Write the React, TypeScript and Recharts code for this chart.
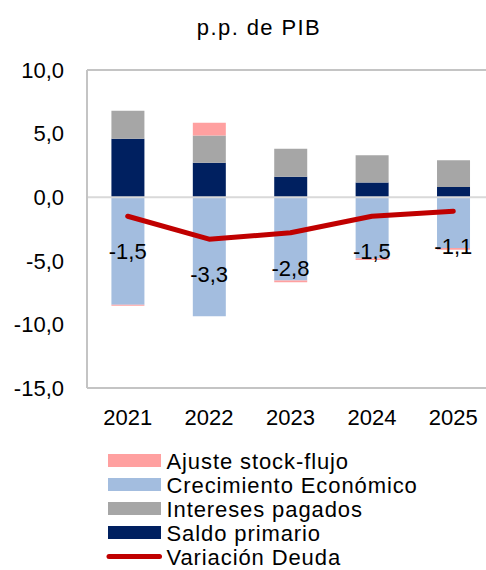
import { Bar, ComposedChart, LabelList, Legend, Line, ReferenceLine, XAxis, YAxis } from "recharts";

const years = ["2021", "2022", "2023", "2024", "2025"];
const saldoPrimario = [4.6, 2.7, 1.6, 1.15, 0.8];
const interesesPagados = [2.2, 2.15, 2.2, 2.15, 2.1];
const crecimientoEconomico = [-8.45, -9.35, -6.55, -4.8, -4.0];
const ajusteStockFlujo = [-0.08, 1.0, -0.13, -0.13, -0.13];
const variacionDeuda = [-1.5, -3.3, -2.8, -1.5, -1.1];
const yTicks = [-15, -10, -5, 0, 5, 10];

const legendOrder = ["ajuste", "crecimiento", "intereses", "saldo", "variacion"];

const chartData = years.map((year, i) => ({
  year,
  saldo: saldoPrimario[i],
  intereses: interesesPagados[i],
  crecimiento: crecimientoEconomico[i],
  ajuste: ajusteStockFlujo[i],
  variacion: variacionDeuda[i],
}));

const FONT = '"Liberation Sans", Arial, sans-serif';
const BORDER = "#C4C4C4";
const fmt = (v: number) => v.toFixed(1).replace(".", ",");

function VariacionLabel(props: any) {
  const { x, y, value } = props;
  return (
    <text x={x} y={y + 43} textAnchor="middle" fontSize={22} fill="#000" fontFamily={FONT}>
      {fmt(Number(value))}
    </text>
  );
}

// legend drawn from the payload, in the order of the original chart
function DeudaLegend({ payload }: any) {
  const items = legendOrder
    .map((k) => (payload || []).find((p: any) => p.dataKey === k))
    .filter(Boolean);
  return (
    <svg width={340} height={120} style={{ display: "block" }}>
      {items.map((item: any, i: number) => {
        const cy = 12.5 + i * 24;
        return (
          <g key={item.dataKey}>
            {item.type === "line" ? (
              <line x1={9} x2={59.5} y1={cy} y2={cy} stroke={item.color} strokeWidth={5} strokeLinecap="round" />
            ) : (
              <rect x={8} y={cy - 6.5} width={53} height={13} fill={item.color} />
            )}
            <text x={66.5} y={cy + 8} fontSize={22} letterSpacing={0.9} fontFamily={FONT} fill="#000">
              {item.value}
            </text>
          </g>
        );
      })}
    </svg>
  );
}

export default function App() {
  return (
    <div
      style={{
        position: "absolute",
        left: 0,
        top: 0,
        width: 486,
        height: 570,
        overflow: "hidden",
        background: "#fff",
        fontFamily: FONT,
      }}
    >
      <div
        style={{
          position: "absolute",
          top: 17.4,
          left: 0,
          width: 518,
          textAlign: "center",
          fontSize: 22,
          lineHeight: "22px",
          letterSpacing: 1.4,
          color: "#000",
        }}
      >
        p.p. de PIB
      </div>
      <ComposedChart
        width={494}
        height={570}
        data={chartData}
        stackOffset="sign"
        barCategoryGap="30%"
        margin={{ top: 70, right: 0, bottom: 152, left: 0 }}
      >
        <XAxis
          dataKey="year"
          tickLine={false}
          axisLine={{ stroke: BORDER, strokeWidth: 2 }}
          tickSize={0}
          tickMargin={21}
          height={30}
          tick={{ fontSize: 22, fill: "#000", fontFamily: FONT }}
        />
        <YAxis
          domain={[-15, 10]}
          ticks={yTicks}
          tickFormatter={fmt}
          tickLine={false}
          axisLine={{ stroke: BORDER, strokeWidth: 2 }}
          tickSize={0}
          tickMargin={23}
          width={87}
          interval={0}
          tick={{ fontSize: 22, fill: "#000", fontFamily: FONT }}
        />
        <ReferenceLine y={10} stroke={BORDER} strokeWidth={2} />
        <Bar dataKey="saldo" name="Saldo primario" stackId="a" fill="#002060" isAnimationActive={false} />
        <Bar dataKey="intereses" name="Intereses pagados" stackId="a" fill="#A6A6A6" isAnimationActive={false} />
        <Bar dataKey="crecimiento" name="Crecimiento Económico" stackId="a" fill="#A3BDDF" isAnimationActive={false} />
        <Bar dataKey="ajuste" name="Ajuste stock-flujo" stackId="a" fill="#FFA0A0" isAnimationActive={false} />
        <ReferenceLine y={0} stroke="#D9D9D9" strokeWidth={2} />
        <Line
          dataKey="variacion"
          name="Variación Deuda"
          type="linear"
          stroke="#C00000"
          strokeWidth={5}
          strokeLinecap="round"
          strokeLinejoin="round"
          dot={false}
          activeDot={false}
          isAnimationActive={false}
        >
          <LabelList dataKey="variacion" content={VariacionLabel} />
        </Line>
        <Legend
          layout="vertical"
          align="center"
          verticalAlign="middle"
          content={DeudaLegend}
          wrapperStyle={{ position: "absolute", left: 100, top: 448, width: 340, height: 120 }}
        />
      </ComposedChart>
    </div>
  );
}
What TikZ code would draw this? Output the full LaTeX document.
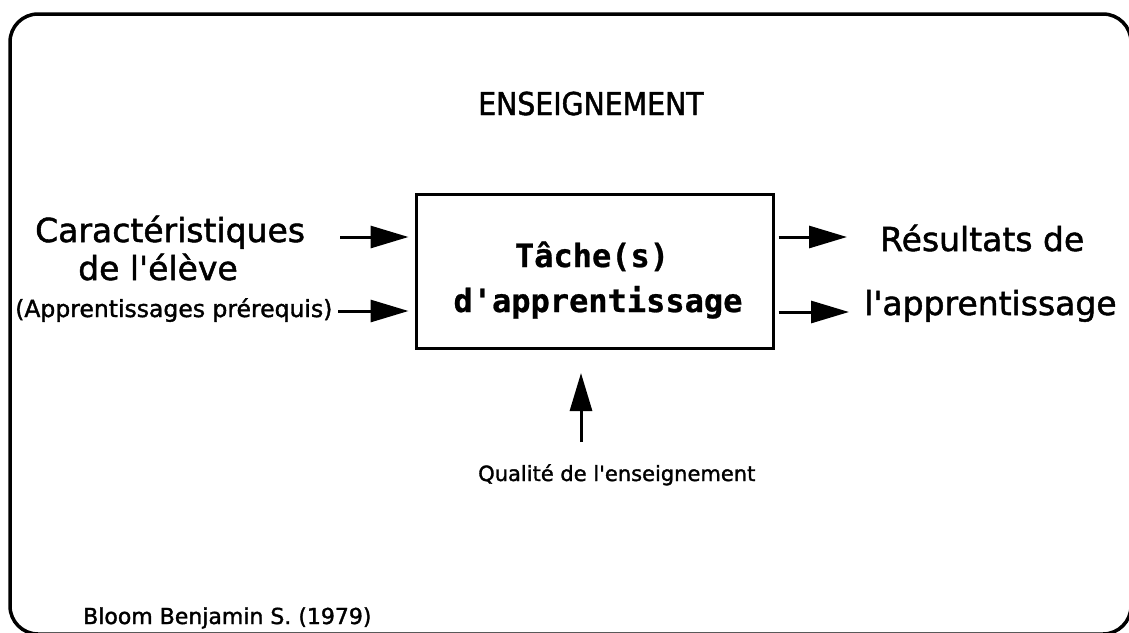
\documentclass[tikz,border=0pt]{standalone}
\usepackage{fontspec}
\setmainfont[FakeBold=1.5]{DejaVu Sans}
\newfontfamily\headfont[FakeStretch=0.9,FakeBold=1.5]{DejaVu Sans}
\newfontfamily\boxfont[FakeBold=0.8]{DejaVu Sans Mono Bold}
\usetikzlibrary{arrows.meta}
\begin{document}
\begin{tikzpicture}[x=1pt,y=-1pt,
  lbl/.style={inner sep=0pt, anchor=base west, font=\fontsize{33}{33}\selectfont},
  boxtxt/.style={inner sep=0pt, anchor=base, font=\boxfont\fontsize{32}{32}\selectfont},
  arr/.style={line width=3pt, -{Triangle[length=38pt,width=22pt]}},
]
\clip (0,0) rectangle (1129,632);
\fill[white] (0,0) rectangle (1129,632);
% outer frame
\draw[line width=3.5pt, rounded corners=28pt] (10,14) rectangle (1131,634);

% title
\node[inner sep=0pt, anchor=base west, font=\headfont\fontsize{31.5}{31.5}\selectfont] (ens) at (478,115) {ENSEIGNEMENT};

% central box
\node[draw, line width=3pt, minimum width=357pt, minimum height=154pt, inner sep=0pt] (box) at (594.5,271) {};
\node[boxtxt] (t1) at (592,267) {Tâche(s)};
\node[boxtxt] (t2) at (598,312) {d\textquotesingle apprentissage};

% inputs
\node[lbl] (car) at (35,242) {Caractéristiques};
\node[lbl] (eleve) at (78,280) {de l\textquotesingle élève};
\node[lbl, font=\fontsize{23.5}{24}\selectfont] (pre) at (15,317) {(Apprentissages prérequis)};

% outputs
\node[lbl] (res) at (880,251) {Résultats de};
\node[lbl] (app) at (864,315) {l\textquotesingle apprentissage};

% teaching quality
\node[lbl, font=\fontsize{21}{21}\selectfont] (qual) at (478,481) {Qualité de l\textquotesingle enseignement};

% reference
\node[lbl, font=\fontsize{22}{22}\selectfont] (bloom) at (83,624) {Bloom Benjamin S. (1979)};

% connectors
\coordinate (a1) at (340,237);
\coordinate (a2) at (338,311);
\coordinate (b1) at (847,237);
\coordinate (b2) at (849,312);
\coordinate (q1) at (581,442);
\coordinate (q2) at (581,373);
\draw[arr, shorten >=6pt] (a1) -- (a1 -| box.west);
\draw[arr, shorten >=6pt] (a2) -- (a2 -| box.west);
\draw[arr, shorten <=4pt] (b1 -| box.east) -- (b1);
\draw[arr, shorten <=4pt] (b2 -| box.east) -- (b2);
\draw[arr] (q1) -- (q2);
\end{tikzpicture}
\end{document}
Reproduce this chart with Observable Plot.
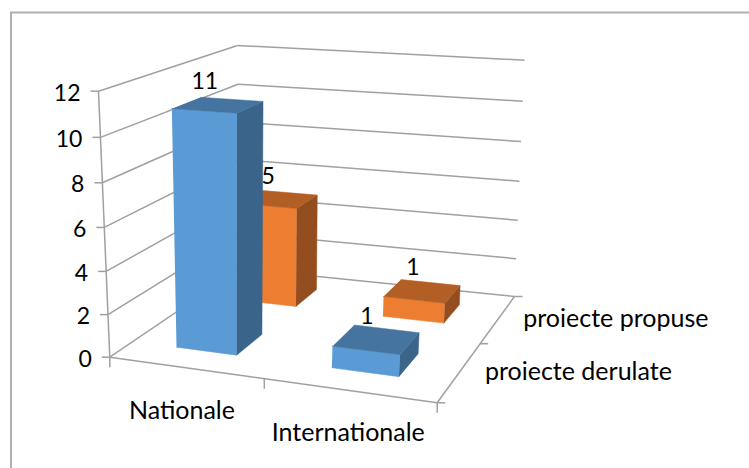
<!DOCTYPE html>
<html><head><meta charset="utf-8">
<script src="https://cdn.jsdelivr.net/npm/d3@7"></script>
<script src="https://cdn.jsdelivr.net/npm/@observablehq/plot@0.6"></script>
<style>html,body{margin:0;padding:0;background:#fff}svg{display:block}</style>
</head><body><div id="chart"></div>
<script>
const categories = ["Nationale", "Internationale"];
const seriesNames = ["proiecte derulate", "proiecte propuse"];
const proiecteDerulate = [11, 1];
const proiectePropuse = [5, 1];
const valueTicks = [0, 2, 4, 6, 8, 10, 12];
const seriesValues = [proiecteDerulate, proiectePropuse];

const W = 749, H = 468, vMax = 12, halfBar = 0.1;
const colors = [
  {front: "#5b9bd5", top: "#44749f", side: "#3a6489"},
  {front: "#ed7d31", top: "#b35e25", side: "#934d1e"}
];
// The 3-D box of the chart: floor and ceiling quads (front-left, front-right, back-right, back-left)
const floorQuad = [[109.3,356.7],[436.7,402.3],[514,296],[240,268]];
const topQuad = [[98,90.7],[456,115],[524,59.7],[237,45]];
function homography(q){
  const [[x0,y0],[x1,y1],[x2,y2],[x3,y3]] = q;
  const dx1=x1-x2,dx2=x3-x2,sx=x0-x1+x2-x3,dy1=y1-y2,dy2=y3-y2,sy=y0-y1+y2-y3;
  const den=dx1*dy2-dx2*dy1;
  const g=(sx*dy2-dx2*sy)/den,h=(dx1*sy-sx*dy1)/den;
  const a=x1-x0+g*x1,b=x3-x0+h*x3,d=y1-y0+g*y1,e=y3-y0+h*y3;
  return (u,w)=>{const k=g*u+h*w+1;return [(a*u+b*w+x0)/k,(d*u+e*w+y0)/k];};
}
const hFloor = homography(floorQuad), hTop = homography(topQuad);
function project(u,w,v){
  const p=hFloor(u,w),q=hTop(u,w),r=v/vMax,t=r/(1+0.05*(1-r));
  return {x:p[0]+(q[0]-p[0])*t,y:p[1]+(q[1]-p[1])*t};
}
const seg = (a,b,extra={}) => ({x1:a.x,y1:a.y,x2:b.x,y2:b.y,...extra});

// gridlines & box edges
const grid = valueTicks.filter(v=>v>0).flatMap(v=>[seg(project(0,0,v),project(0,1,v)),seg(project(0,1,v),project(1,1,v))]);
const edges = [
  seg(project(0,0,0),project(0,0,vMax)),
  seg(project(0,0,0),project(1,0,0)),
  seg(project(1,0,0),project(1,1,0)),
  seg(project(0,0,0),project(0,1,0)),
  seg(project(0,1,0),project(1,1,0))
];
const tickLen = 8;
const ticks = [
  ...valueTicks.map(v=>{const p=project(0,0,v);return seg({x:p.x-tickLen,y:p.y},p);}),
  ...[0,.5,1].map(u=>{const p=project(u,0,0);return seg(p,{x:p.x,y:p.y+tickLen+2});}),
  ...[0,.5,1].map(w=>{const p=project(1,w,0);return seg(p,{x:p.x+tickLen,y:p.y});})
];

// bars: back series first
const faceMarks = [];
const labels = [];
[1,0].forEach(s=>{
  categories.forEach((cat,c)=>{
    const val = seriesValues[s][c], uc=c*.5+.25, wc=s*.5+.25;
    const u0=uc-halfBar,u1=uc+halfBar,w0=wc-halfBar,w1=wc+halfBar;
    const face=(pts,fill)=>faceMarks.push(Plot.line(pts,{x:"x",y:"y",fill,stroke:fill,strokeWidth:.5}));
    face([project(u0,w0,0),project(u1,w0,0),project(u1,w0,val),project(u0,w0,val)],colors[s].front);
    face([project(u1,w0,0),project(u1,w1,0),project(u1,w1,val),project(u1,w0,val)],colors[s].side);
    face([project(u0,w0,val),project(u1,w0,val),project(u1,w1,val),project(u0,w1,val)],colors[s].top);
    const t=project(uc,wc,val);
    labels.push({x:t.x-9-val*.4,y:t.y-23,text:String(val)});
  });
});
const fontFamily = "Lato, 'Noto Sans', sans-serif", fontSize = 23, textSize = 25;
const valueLabels = valueTicks.map(v=>{const p=project(0,0,v);return {x:p.x-18,y:p.y+2,text:String(v)};});
const catLabels = categories.map((c,i)=>{const p=project(i*.5+.25,0,0);return {x:p.x-(i?0:3),y:p.y+43,text:c};});
const seriesLabels = seriesNames.map((c,i)=>{const p=project(1,i*.5+.25,0);return {x:p.x+25,y:p.y,text:c};});
const gray="#a0a0a0";
const linkOpts={x1:"x1",y1:"y1",x2:"x2",y2:"y2",stroke:gray,strokeWidth:1.5};
const plot = Plot.plot({
  width:W,height:H,margin:0,
  x:{domain:[0,W],range:[0,W],axis:null},
  y:{domain:[0,H],range:[0,H],axis:null},
  style:{background:"#fff",fontFamily},
  marks:[
    Plot.ruleX([10.5],{y1:12,y2:H,stroke:"#b0b0b0",strokeWidth:2}),
    Plot.ruleY([12],{x1:10,x2:W,stroke:"#b0b0b0",strokeWidth:2}),
    Plot.link(grid,linkOpts),
    Plot.link(edges,linkOpts),
    Plot.link(ticks,linkOpts),
    ...faceMarks,
    Plot.text(labels,{x:"x",y:"y",text:"text",fontSize,fill:"#000"}),
    Plot.text(valueLabels,{x:"x",y:"y",text:"text",fontSize,fill:"#000",textAnchor:"end"}),
    Plot.text(catLabels,{x:"x",y:"y",text:"text",fontSize:textSize,fill:"#000"}),
    Plot.text(seriesLabels,{x:"x",y:"y",text:"text",fontSize:textSize,fill:"#000",textAnchor:"start"})
  ]
});
document.getElementById("chart").appendChild(plot);
</script></body></html>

########################################

= Instruction =
Both the line with "What TikZ code" and the line with "(ens) at (478,115)" are included: reproduce them and every line between, exactly, with pictures omitted.

= Full solution =
What TikZ code would draw this? Output the full LaTeX document.
\documentclass[tikz,border=0pt]{standalone}
\usepackage{fontspec}
\setmainfont[FakeBold=1.5]{DejaVu Sans}
\newfontfamily\headfont[FakeStretch=0.9,FakeBold=1.5]{DejaVu Sans}
\newfontfamily\boxfont[FakeBold=0.8]{DejaVu Sans Mono Bold}
\usetikzlibrary{arrows.meta}
\begin{document}
\begin{tikzpicture}[x=1pt,y=-1pt,
  lbl/.style={inner sep=0pt, anchor=base west, font=\fontsize{33}{33}\selectfont},
  boxtxt/.style={inner sep=0pt, anchor=base, font=\boxfont\fontsize{32}{32}\selectfont},
  arr/.style={line width=3pt, -{Triangle[length=38pt,width=22pt]}},
]
\clip (0,0) rectangle (1129,632);
\fill[white] (0,0) rectangle (1129,632);
% outer frame
\draw[line width=3.5pt, rounded corners=28pt] (10,14) rectangle (1131,634);

% title
\node[inner sep=0pt, anchor=base west, font=\headfont\fontsize{31.5}{31.5}\selectfont] (ens) at (478,115) {ENSEIGNEMENT};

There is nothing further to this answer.